Why? Because of everything I hated about Apple, that’s why. Instead of being open-sourced, instead of letting anyone make a clone, instead of letting anyone make an app, they kept strong control over everything. Their proprietaryness (is that a word) was their strength! Only Apple created the hardware. Only Apple created the operating system. And the apps, they were stringently tested to make sure they’d work. And since, they only had one hardware manufacturer (whereas Android has Motorola, Samsung, HTC, LG, and so on and so forth, so if an app works on Droid, it won’t necessarily work exactly the same on an HTC) they were assured of universal software/hardware happiness.

And that business model finally made sense. They were creating a smartphone, or tablet, or computer that worked predictably day in and day out, for you, for me, for everyone. No blue screen of death or red ring of death. No pulling your hair out trying to get a new printer to shake hands with the old computer. No more reading the fine print on the software box to see if it fits your memory requirements, your system requirements, your particular edition and iteration. Apple makes technology the way it should be: Easy to use. Easy to set-up. Always reliable.

And now, I’m looking to trade-up my Android for an iPhone.
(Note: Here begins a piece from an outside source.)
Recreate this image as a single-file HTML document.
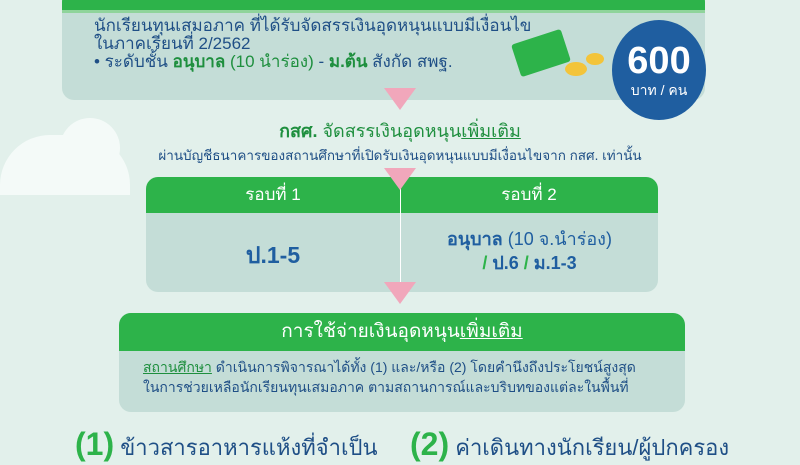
<html><head><style>
body{margin:0;width:800px;height:445px;overflow:hidden;background:#e2f0eb;font-family:"Liberation Sans","Noto Sans CJK SC",sans-serif;position:relative}
.a{position:absolute}
.tri{position:absolute;width:0;height:0;border-left:16px solid transparent;border-right:16px solid transparent;border-top:22px solid #f1a7bb}
</style></head><body>
<div class="a" style="left:0;top:135px;width:130px;height:60px;background:#f4faf8;border-radius:50px 50px 0 0"></div>
<div class="a" style="left:60px;top:118px;width:60px;height:60px;background:#f4faf8;border-radius:50%"></div>
<div class="a" style="left:62px;top:-10px;width:643px;height:110px;background:#c4ddd7;border-radius:12px;overflow:hidden">
 <div style="height:20px;background:#2db34a;border-bottom:3px solid #8fd49b"></div>
 <div style="position:absolute;left:32px;top:27px;font-size:17px;color:#1f4f86;line-height:18px">นักเรียนทุนเสมอภาค ที่ได้รับจัดสรรเงินอุดหนุนแบบมีเงื่อนไข<br>ในภาคเรียนที่ 2/2562<br>• ระดับชั้น <b style="color:#1e8f3e">อนุบาล</b> <span style="color:#1e8f3e">(10 นำร่อง)</span> - <b style="color:#1e8f3e">ม.ต้น</b> สังกัด สพฐ.</div>
</div>
<div class="a" style="left:515px;top:36px;width:52px;height:34px;background:#2db34a;transform:rotate(-18deg);border-radius:3px"></div>
<div class="a" style="left:565px;top:62px;width:22px;height:14px;background:#f3c43a;border-radius:50%"></div>
<div class="a" style="left:586px;top:53px;width:18px;height:12px;background:#f3c43a;border-radius:50%"></div>
<div class="a" style="left:612px;top:20px;width:94px;height:100px;background:#1f5ea0;border-radius:50%;color:#fff;text-align:center">
 <div style="font-size:38px;font-weight:bold;margin-top:22px;line-height:38px">600</div><div style="font-size:14px">บาท / คน</div></div>
<div class="tri" style="left:384px;top:88px"></div>
<div class="a" style="left:0;width:800px;top:116px;text-align:center;font-size:18px;color:#1e8f3e;font-weight:bold">กสศ. <span style="font-weight:normal">จัดสรรเงินอุดหนุน<u>เพิ่มเติม</u></span></div>
<div class="a" style="left:0;width:800px;top:144px;text-align:center;font-size:13.5px;color:#1f4f86">ผ่านบัญชีธนาคารของสถานศึกษาที่เปิดรับเงินอุดหนุนแบบมีเงื่อนไขจาก กสศ. เท่านั้น</div>
<div class="a" style="left:146px;top:177px;width:512px;height:115px;background:#c4ddd7;border-radius:12px;overflow:hidden">
 <div style="height:36px;background:#2db34a;color:#fff;font-size:17px;display:flex"><div style="width:254px;text-align:center;line-height:36px">รอบที่ 1</div><div style="flex:1;text-align:center;line-height:36px">รอบที่ 2</div></div>
 <div style="position:absolute;left:254px;top:0;width:1px;height:115px;background:#fff"></div>
 <div style="position:absolute;left:0;width:254px;top:61px;text-align:center;font-size:23px;font-weight:bold;color:#1f5ea0">ป.1-5</div>
 <div style="position:absolute;left:255px;right:0;top:50px;text-align:center;font-size:18px;color:#1f5ea0;line-height:24px"><b>อนุบาล</b> (10 จ.นำร่อง)<br><b><span style="color:#2db34a">/</span> ป.6 <span style="color:#2db34a">/</span> ม.1-3</b></div>
</div>
<div class="tri" style="left:384px;top:168px"></div>
<div class="tri" style="left:384px;top:282px"></div>
<div class="a" style="left:119px;top:313px;width:566px;height:99px;background:#c4ddd7;border-radius:12px;overflow:hidden">
 <div style="height:38px;background:#2db34a;color:#fff;font-size:19px;text-align:center;line-height:38px">การใช้จ่ายเงินอุดหนุน<u>เพิ่มเติม</u></div>
 <div style="position:absolute;left:24px;top:44px;font-size:14px;color:#1f4f86;line-height:20px;white-space:nowrap"><u style="color:#1e8f3e">สถานศึกษา</u> ดำเนินการพิจารณาได้ทั้ง (1) และ/หรือ (2) โดยคำนึงถึงประโยชน์สูงสุด<br>ในการช่วยเหลือนักเรียนทุนเสมอภาค ตามสถานการณ์และบริบทของแต่ละในพื้นที่</div>
</div>
<div class="a" style="left:75px;top:426px;font-size:22px;color:#1f4f86"><b style="color:#2db34a;font-size:32px">(1)</b> ข้าวสารอาหารแห้งที่จำเป็น</div>
<div class="a" style="left:410px;top:426px;font-size:22px;color:#1f4f86"><b style="color:#2db34a;font-size:32px">(2)</b> ค่าเดินทางนักเรียน/ผู้ปกครอง</div>
</body></html>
Because I want my technology to work. I want to have apps that are stable. I’ve grown tired of having to troubleshoot something every time I add a new program, a new accessory, or a new whatever. Technology should work first time, every time, predictably and reliably. And I can finally admit, I wasn’t getting that with Microsoft. I wasn’t getting that with my Android.

Now I no longer hate Apple. Say! I do like Apple, and I would use it in a box, and I would use it with a fox, and I would use it in a house, and I would use it with a mouse, and I would use it here or there, I would use Apple anywhere!

But I still hate Bose.

But that’s another blog post for another time.